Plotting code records
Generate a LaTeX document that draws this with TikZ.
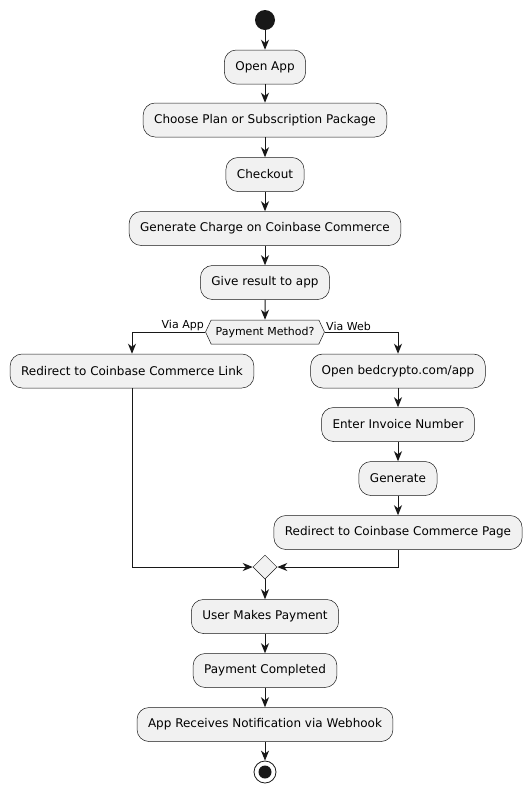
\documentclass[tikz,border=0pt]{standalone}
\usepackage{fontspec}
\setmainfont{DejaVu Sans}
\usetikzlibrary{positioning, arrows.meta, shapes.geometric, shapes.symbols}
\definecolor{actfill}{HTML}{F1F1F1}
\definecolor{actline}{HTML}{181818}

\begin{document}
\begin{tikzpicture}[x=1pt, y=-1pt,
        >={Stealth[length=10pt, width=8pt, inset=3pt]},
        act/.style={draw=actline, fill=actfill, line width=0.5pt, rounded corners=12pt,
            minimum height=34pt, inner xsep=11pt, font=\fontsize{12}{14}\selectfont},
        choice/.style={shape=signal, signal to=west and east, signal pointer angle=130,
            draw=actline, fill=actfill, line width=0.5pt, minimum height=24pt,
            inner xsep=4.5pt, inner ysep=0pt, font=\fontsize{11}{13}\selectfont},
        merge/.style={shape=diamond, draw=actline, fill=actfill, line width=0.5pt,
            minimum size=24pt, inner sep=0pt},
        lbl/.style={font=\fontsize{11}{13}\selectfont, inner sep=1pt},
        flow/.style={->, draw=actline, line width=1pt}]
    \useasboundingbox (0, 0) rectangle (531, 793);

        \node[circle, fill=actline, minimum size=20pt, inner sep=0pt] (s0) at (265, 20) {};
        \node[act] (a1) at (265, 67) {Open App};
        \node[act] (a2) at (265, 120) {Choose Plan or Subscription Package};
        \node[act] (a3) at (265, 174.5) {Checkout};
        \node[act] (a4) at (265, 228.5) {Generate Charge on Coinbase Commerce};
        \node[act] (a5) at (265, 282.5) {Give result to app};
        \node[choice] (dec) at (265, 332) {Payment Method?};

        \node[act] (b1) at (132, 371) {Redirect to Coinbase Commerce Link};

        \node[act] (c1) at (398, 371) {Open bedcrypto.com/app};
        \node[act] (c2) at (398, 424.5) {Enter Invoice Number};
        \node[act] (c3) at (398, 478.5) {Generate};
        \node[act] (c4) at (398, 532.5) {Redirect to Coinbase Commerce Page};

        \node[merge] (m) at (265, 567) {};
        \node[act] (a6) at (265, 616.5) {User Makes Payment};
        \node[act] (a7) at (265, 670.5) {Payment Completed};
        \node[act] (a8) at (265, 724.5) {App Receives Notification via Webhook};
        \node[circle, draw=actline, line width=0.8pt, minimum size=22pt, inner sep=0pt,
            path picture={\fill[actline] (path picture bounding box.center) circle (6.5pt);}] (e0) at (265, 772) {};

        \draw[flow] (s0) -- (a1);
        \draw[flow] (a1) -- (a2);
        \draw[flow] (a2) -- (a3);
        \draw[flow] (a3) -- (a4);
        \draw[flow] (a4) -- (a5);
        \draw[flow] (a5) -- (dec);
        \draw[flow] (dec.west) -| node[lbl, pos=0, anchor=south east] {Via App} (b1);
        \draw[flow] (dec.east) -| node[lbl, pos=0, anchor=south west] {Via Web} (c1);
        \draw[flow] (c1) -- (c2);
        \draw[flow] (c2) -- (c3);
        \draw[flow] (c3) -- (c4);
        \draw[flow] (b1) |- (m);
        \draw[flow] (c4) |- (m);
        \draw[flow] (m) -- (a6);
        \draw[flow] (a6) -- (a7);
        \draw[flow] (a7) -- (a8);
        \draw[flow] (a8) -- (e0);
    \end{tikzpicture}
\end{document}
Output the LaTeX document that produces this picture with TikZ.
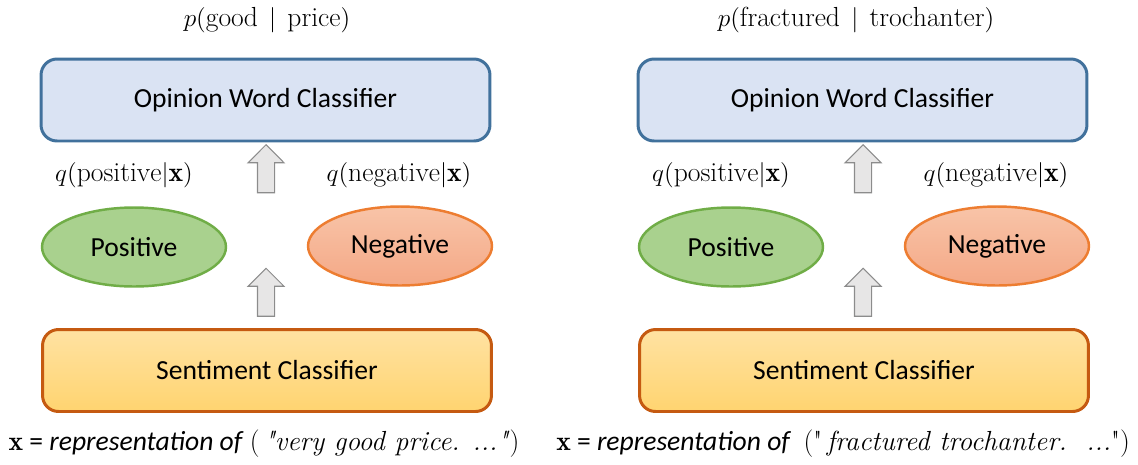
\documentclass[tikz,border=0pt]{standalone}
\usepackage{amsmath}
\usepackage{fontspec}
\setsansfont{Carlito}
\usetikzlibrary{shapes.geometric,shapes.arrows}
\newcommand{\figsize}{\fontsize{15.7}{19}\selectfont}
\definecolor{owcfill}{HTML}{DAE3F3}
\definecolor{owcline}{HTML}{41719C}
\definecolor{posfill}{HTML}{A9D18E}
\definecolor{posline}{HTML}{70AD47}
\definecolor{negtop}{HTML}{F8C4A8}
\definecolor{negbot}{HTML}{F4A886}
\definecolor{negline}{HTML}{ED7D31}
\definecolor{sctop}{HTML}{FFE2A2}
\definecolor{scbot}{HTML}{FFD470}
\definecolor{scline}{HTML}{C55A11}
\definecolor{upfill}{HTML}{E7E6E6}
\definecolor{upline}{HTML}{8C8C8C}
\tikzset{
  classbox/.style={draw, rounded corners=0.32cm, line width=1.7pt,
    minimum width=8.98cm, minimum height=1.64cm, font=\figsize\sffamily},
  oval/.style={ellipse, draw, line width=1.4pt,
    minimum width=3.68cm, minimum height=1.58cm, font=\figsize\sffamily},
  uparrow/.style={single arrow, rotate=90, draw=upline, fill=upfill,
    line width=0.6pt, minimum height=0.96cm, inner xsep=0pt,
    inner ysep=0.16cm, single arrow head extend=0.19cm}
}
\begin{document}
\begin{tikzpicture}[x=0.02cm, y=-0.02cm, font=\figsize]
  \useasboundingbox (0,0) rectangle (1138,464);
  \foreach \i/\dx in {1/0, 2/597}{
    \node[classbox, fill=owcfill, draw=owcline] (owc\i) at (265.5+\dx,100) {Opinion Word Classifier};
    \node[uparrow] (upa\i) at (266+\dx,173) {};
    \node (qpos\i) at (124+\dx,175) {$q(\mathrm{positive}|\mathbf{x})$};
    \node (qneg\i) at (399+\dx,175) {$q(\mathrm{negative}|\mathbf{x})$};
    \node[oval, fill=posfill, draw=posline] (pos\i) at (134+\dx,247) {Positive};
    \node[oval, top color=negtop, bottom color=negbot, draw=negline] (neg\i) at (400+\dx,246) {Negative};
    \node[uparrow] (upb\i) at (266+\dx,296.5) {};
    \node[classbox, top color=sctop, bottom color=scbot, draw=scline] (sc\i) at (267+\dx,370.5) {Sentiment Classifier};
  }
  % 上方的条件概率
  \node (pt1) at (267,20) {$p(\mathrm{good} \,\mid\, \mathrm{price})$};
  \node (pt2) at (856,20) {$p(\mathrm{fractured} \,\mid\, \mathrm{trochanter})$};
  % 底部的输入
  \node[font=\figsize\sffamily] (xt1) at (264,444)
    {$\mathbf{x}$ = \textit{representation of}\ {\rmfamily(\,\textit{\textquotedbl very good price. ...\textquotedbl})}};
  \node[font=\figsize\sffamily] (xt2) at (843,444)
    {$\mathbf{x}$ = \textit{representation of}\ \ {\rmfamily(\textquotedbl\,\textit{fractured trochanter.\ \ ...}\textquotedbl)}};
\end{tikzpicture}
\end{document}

Goal
All of the entries need to be transcribed word for word; pictures are left out.

Solution for this task
Generate a LaTeX document that draws this with TikZ.
\documentclass[tikz,border=0pt]{standalone}
\usepackage{fontspec}
\setmainfont{DejaVu Sans}
\usetikzlibrary{positioning, arrows.meta, shapes.geometric, shapes.symbols}
\definecolor{actfill}{HTML}{F1F1F1}
\definecolor{actline}{HTML}{181818}

\begin{document}
\begin{tikzpicture}[x=1pt, y=-1pt,
        >={Stealth[length=10pt, width=8pt, inset=3pt]},
        act/.style={draw=actline, fill=actfill, line width=0.5pt, rounded corners=12pt,
            minimum height=34pt, inner xsep=11pt, font=\fontsize{12}{14}\selectfont},
        choice/.style={shape=signal, signal to=west and east, signal pointer angle=130,
            draw=actline, fill=actfill, line width=0.5pt, minimum height=24pt,
            inner xsep=4.5pt, inner ysep=0pt, font=\fontsize{11}{13}\selectfont},
        merge/.style={shape=diamond, draw=actline, fill=actfill, line width=0.5pt,
            minimum size=24pt, inner sep=0pt},
        lbl/.style={font=\fontsize{11}{13}\selectfont, inner sep=1pt},
        flow/.style={->, draw=actline, line width=1pt}]
    \useasboundingbox (0, 0) rectangle (531, 793);

        \node[circle, fill=actline, minimum size=20pt, inner sep=0pt] (s0) at (265, 20) {};
        \node[act] (a1) at (265, 67) {Open App};
        \node[act] (a2) at (265, 120) {Choose Plan or Subscription Package};
        \node[act] (a3) at (265, 174.5) {Checkout};
        \node[act] (a4) at (265, 228.5) {Generate Charge on Coinbase Commerce};
        \node[act] (a5) at (265, 282.5) {Give result to app};
        \node[choice] (dec) at (265, 332) {Payment Method?};

        \node[act] (b1) at (132, 371) {Redirect to Coinbase Commerce Link};

        \node[act] (c1) at (398, 371) {Open bedcrypto.com/app};
        \node[act] (c2) at (398, 424.5) {Enter Invoice Number};
        \node[act] (c3) at (398, 478.5) {Generate};
        \node[act] (c4) at (398, 532.5) {Redirect to Coinbase Commerce Page};

        \node[merge] (m) at (265, 567) {};
        \node[act] (a6) at (265, 616.5) {User Makes Payment};
        \node[act] (a7) at (265, 670.5) {Payment Completed};
        \node[act] (a8) at (265, 724.5) {App Receives Notification via Webhook};
        \node[circle, draw=actline, line width=0.8pt, minimum size=22pt, inner sep=0pt,
            path picture={\fill[actline] (path picture bounding box.center) circle (6.5pt);}] (e0) at (265, 772) {};

        \draw[flow] (s0) -- (a1);
        \draw[flow] (a1) -- (a2);
        \draw[flow] (a2) -- (a3);
        \draw[flow] (a3) -- (a4);
        \draw[flow] (a4) -- (a5);
        \draw[flow] (a5) -- (dec);
        \draw[flow] (dec.west) -| node[lbl, pos=0, anchor=south east] {Via App} (b1);
        \draw[flow] (dec.east) -| node[lbl, pos=0, anchor=south west] {Via Web} (c1);
        \draw[flow] (c1) -- (c2);
        \draw[flow] (c2) -- (c3);
        \draw[flow] (c3) -- (c4);
        \draw[flow] (b1) |- (m);
        \draw[flow] (c4) |- (m);
        \draw[flow] (m) -- (a6);
        \draw[flow] (a6) -- (a7);
        \draw[flow] (a7) -- (a8);
        \draw[flow] (a8) -- (e0);
    \end{tikzpicture}
\end{document}
Output the LaTeX document that produces this picture with TikZ.
\documentclass[tikz,border=0pt]{standalone}
\usepackage{amsmath}
\usepackage{fontspec}
\setsansfont{Carlito}
\usetikzlibrary{shapes.geometric,shapes.arrows}
\newcommand{\figsize}{\fontsize{15.7}{19}\selectfont}
\definecolor{owcfill}{HTML}{DAE3F3}
\definecolor{owcline}{HTML}{41719C}
\definecolor{posfill}{HTML}{A9D18E}
\definecolor{posline}{HTML}{70AD47}
\definecolor{negtop}{HTML}{F8C4A8}
\definecolor{negbot}{HTML}{F4A886}
\definecolor{negline}{HTML}{ED7D31}
\definecolor{sctop}{HTML}{FFE2A2}
\definecolor{scbot}{HTML}{FFD470}
\definecolor{scline}{HTML}{C55A11}
\definecolor{upfill}{HTML}{E7E6E6}
\definecolor{upline}{HTML}{8C8C8C}
\tikzset{
  classbox/.style={draw, rounded corners=0.32cm, line width=1.7pt,
    minimum width=8.98cm, minimum height=1.64cm, font=\figsize\sffamily},
  oval/.style={ellipse, draw, line width=1.4pt,
    minimum width=3.68cm, minimum height=1.58cm, font=\figsize\sffamily},
  uparrow/.style={single arrow, rotate=90, draw=upline, fill=upfill,
    line width=0.6pt, minimum height=0.96cm, inner xsep=0pt,
    inner ysep=0.16cm, single arrow head extend=0.19cm}
}
\begin{document}
\begin{tikzpicture}[x=0.02cm, y=-0.02cm, font=\figsize]
  \useasboundingbox (0,0) rectangle (1138,464);
  \foreach \i/\dx in {1/0, 2/597}{
    \node[classbox, fill=owcfill, draw=owcline] (owc\i) at (265.5+\dx,100) {Opinion Word Classifier};
    \node[uparrow] (upa\i) at (266+\dx,173) {};
    \node (qpos\i) at (124+\dx,175) {$q(\mathrm{positive}|\mathbf{x})$};
    \node (qneg\i) at (399+\dx,175) {$q(\mathrm{negative}|\mathbf{x})$};
    \node[oval, fill=posfill, draw=posline] (pos\i) at (134+\dx,247) {Positive};
    \node[oval, top color=negtop, bottom color=negbot, draw=negline] (neg\i) at (400+\dx,246) {Negative};
    \node[uparrow] (upb\i) at (266+\dx,296.5) {};
    \node[classbox, top color=sctop, bottom color=scbot, draw=scline] (sc\i) at (267+\dx,370.5) {Sentiment Classifier};
  }
  % 上方的条件概率
  \node (pt1) at (267,20) {$p(\mathrm{good} \,\mid\, \mathrm{price})$};
  \node (pt2) at (856,20) {$p(\mathrm{fractured} \,\mid\, \mathrm{trochanter})$};
  % 底部的输入
  \node[font=\figsize\sffamily] (xt1) at (264,444)
    {$\mathbf{x}$ = \textit{representation of}\ {\rmfamily(\,\textit{\textquotedbl very good price. ...\textquotedbl})}};
  \node[font=\figsize\sffamily] (xt2) at (843,444)
    {$\mathbf{x}$ = \textit{representation of}\ \ {\rmfamily(\textquotedbl\,\textit{fractured trochanter.\ \ ...}\textquotedbl)}};
\end{tikzpicture}
\end{document}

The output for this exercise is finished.